I am looking to add new products to my makeup routine. What are some of your holy grail/must have items?


----------



## spectrolite (Dec 21, 2016)

Here are some of my faves! NC50 for ref.

1. Trace Gold Blush - it's a sheertone shimmer and a great not too blingy highlight for those days where you just want to glow and not blind someone.
2. MSF Natural - I use this every single day. Alone, over foundation, as a shadow.. it's so versatile!
3. Matchmaster + Pro Longwear foundations - I am kind of obsessed. I mix them together and it's my go to foundation
4. Pro Conceal and Correct Palette - I have medium deep - LOVE.
5. Feline Eye Kohl - the only black kohl you'll ever need. So blendable and really really black
6. Fix + - perfect way to finish your makeup. Takes away any powderiness and makes you glow
7. Retromatte Lipsticks - Fashion Legacy is my go to red and Tailored to Tease is my pink. 
8. Pro blushes - bomb.
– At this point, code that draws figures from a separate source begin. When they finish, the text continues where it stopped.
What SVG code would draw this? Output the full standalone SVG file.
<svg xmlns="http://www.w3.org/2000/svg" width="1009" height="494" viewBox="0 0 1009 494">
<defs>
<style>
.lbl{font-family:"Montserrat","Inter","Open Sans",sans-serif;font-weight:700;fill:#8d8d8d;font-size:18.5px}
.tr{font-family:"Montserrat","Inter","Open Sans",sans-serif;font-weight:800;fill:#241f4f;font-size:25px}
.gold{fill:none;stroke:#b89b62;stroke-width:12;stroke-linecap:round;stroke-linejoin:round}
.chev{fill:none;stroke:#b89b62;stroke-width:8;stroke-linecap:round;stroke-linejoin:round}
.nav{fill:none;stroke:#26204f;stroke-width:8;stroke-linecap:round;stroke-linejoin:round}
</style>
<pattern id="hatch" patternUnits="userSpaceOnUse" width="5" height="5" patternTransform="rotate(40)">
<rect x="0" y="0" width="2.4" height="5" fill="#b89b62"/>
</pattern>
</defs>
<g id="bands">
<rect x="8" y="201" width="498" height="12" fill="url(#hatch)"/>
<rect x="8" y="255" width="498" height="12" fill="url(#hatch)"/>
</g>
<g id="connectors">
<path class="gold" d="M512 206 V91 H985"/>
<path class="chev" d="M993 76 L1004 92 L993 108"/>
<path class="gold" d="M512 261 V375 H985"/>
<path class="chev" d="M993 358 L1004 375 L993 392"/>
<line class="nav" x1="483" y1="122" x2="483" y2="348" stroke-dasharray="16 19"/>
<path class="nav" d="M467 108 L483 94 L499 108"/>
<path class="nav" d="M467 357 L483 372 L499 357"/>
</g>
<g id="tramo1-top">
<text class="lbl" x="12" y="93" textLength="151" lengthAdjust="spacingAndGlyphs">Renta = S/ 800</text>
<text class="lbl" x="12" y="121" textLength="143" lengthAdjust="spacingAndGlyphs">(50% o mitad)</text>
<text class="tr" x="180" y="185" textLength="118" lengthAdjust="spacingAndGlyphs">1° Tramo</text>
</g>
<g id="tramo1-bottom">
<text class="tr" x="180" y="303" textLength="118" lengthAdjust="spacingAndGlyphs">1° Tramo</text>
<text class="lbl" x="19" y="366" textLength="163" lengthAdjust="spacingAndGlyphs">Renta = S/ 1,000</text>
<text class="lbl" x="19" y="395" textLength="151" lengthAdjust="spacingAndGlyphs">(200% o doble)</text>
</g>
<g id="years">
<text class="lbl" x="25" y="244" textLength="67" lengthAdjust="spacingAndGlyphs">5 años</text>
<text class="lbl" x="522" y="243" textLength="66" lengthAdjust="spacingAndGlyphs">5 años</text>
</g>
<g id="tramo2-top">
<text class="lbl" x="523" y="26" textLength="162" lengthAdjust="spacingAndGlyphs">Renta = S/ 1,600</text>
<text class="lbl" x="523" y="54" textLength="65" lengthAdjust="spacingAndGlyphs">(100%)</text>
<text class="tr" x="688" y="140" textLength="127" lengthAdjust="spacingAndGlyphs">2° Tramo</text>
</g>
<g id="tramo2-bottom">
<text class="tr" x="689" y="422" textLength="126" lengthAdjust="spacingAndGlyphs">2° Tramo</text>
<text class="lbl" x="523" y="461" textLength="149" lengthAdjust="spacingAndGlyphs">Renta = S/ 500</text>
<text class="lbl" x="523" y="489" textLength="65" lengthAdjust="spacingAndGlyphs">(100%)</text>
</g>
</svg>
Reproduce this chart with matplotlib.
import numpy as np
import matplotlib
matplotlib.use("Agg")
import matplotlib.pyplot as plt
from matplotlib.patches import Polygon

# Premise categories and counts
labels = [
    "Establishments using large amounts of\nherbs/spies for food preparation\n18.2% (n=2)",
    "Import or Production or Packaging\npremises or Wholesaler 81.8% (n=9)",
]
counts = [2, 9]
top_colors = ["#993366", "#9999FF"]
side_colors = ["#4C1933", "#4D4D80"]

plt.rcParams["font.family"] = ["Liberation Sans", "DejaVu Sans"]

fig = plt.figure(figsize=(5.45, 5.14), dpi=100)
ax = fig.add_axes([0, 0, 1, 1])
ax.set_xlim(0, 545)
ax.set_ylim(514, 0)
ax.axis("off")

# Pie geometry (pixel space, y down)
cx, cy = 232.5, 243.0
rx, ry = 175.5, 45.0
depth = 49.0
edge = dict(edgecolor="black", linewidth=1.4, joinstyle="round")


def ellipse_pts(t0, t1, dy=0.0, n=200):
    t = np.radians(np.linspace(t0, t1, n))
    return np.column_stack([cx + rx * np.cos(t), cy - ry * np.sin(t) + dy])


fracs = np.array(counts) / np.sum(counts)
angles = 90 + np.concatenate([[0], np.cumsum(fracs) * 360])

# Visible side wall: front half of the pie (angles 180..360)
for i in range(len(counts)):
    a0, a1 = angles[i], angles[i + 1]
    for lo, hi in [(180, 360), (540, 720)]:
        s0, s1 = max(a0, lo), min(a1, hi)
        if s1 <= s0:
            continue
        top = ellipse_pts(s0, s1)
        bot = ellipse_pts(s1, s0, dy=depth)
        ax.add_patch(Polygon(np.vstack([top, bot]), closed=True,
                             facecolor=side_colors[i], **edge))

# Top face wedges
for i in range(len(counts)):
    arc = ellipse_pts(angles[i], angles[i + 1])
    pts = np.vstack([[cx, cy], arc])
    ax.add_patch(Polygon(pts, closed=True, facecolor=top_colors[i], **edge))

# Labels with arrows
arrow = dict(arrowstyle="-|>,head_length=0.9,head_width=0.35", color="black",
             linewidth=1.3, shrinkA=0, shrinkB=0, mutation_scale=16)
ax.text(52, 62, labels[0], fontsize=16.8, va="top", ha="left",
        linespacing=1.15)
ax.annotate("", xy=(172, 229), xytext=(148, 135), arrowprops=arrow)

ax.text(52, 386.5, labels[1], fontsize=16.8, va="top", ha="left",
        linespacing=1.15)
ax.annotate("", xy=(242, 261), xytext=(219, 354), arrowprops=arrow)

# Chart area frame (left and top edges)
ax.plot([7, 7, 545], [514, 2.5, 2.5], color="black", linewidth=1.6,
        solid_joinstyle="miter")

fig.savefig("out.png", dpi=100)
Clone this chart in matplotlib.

Azalea is one of my faves but most of them are amazing
9. Volcanic Ash Exfoliator - not makeup but it will give you the smoothest surface for applying it
10. #137 Brush - so amazing. I use it for contour/highlight. It's the softest thing!


----------



## sagehen (Dec 21, 2016)

spectrolite said:


> Here are some of my faves! NC50 for ref.
> 
> 1. Trace Gold Blush - it's a sheertone shimmer and a great not too blingy highlight for those days where you just want to glow and not blind someone.
> 2. MSF Natural - I use this every single day. Alone, over foundation, as a shadow.. it's so versatile!
> ...


I am going to take a look at the products you mention - thanks for the details. I am NC50-ish too, so this is great. One question: which ProLongwear/Matchmaster shades do you mix?


----------



## mekaboo (Dec 21, 2016)

Raizin Blush, been using it about 15 years, shall never be without it.
Ruby Woo Lipstick
Blunt Blush
MSF I Dark and Dark Deep
Chestnut, Nightmoth, Currant Lipliners
Estee Lauder DoubleWear
Pro Longwear Concealer
Spiked Brow Pencil
Loreal Voluminous Carbon Black
Magnolia Makeup Liquid lipstick Godiva, Kitten, Dorothy, Eggplant'ish, Matador
Anastasia So Hollywood,  MAC Gold Deposit  . Laura Gellar Gilded Honey


----------



## Sunto (Feb 5, 2020)

spectrolite said:


> Here are some of my faves! NC50 for ref.
> 
> 1. Trace Gold Blush - it's a sheertone shimmer and a great not too blingy highlight for those days where you just want to glow and not blind someone.
> 2. MSF Natural - I use this every single day. Alone, over foundation, as a shadow.. it's so versatile!
> ...


Its awesome


----------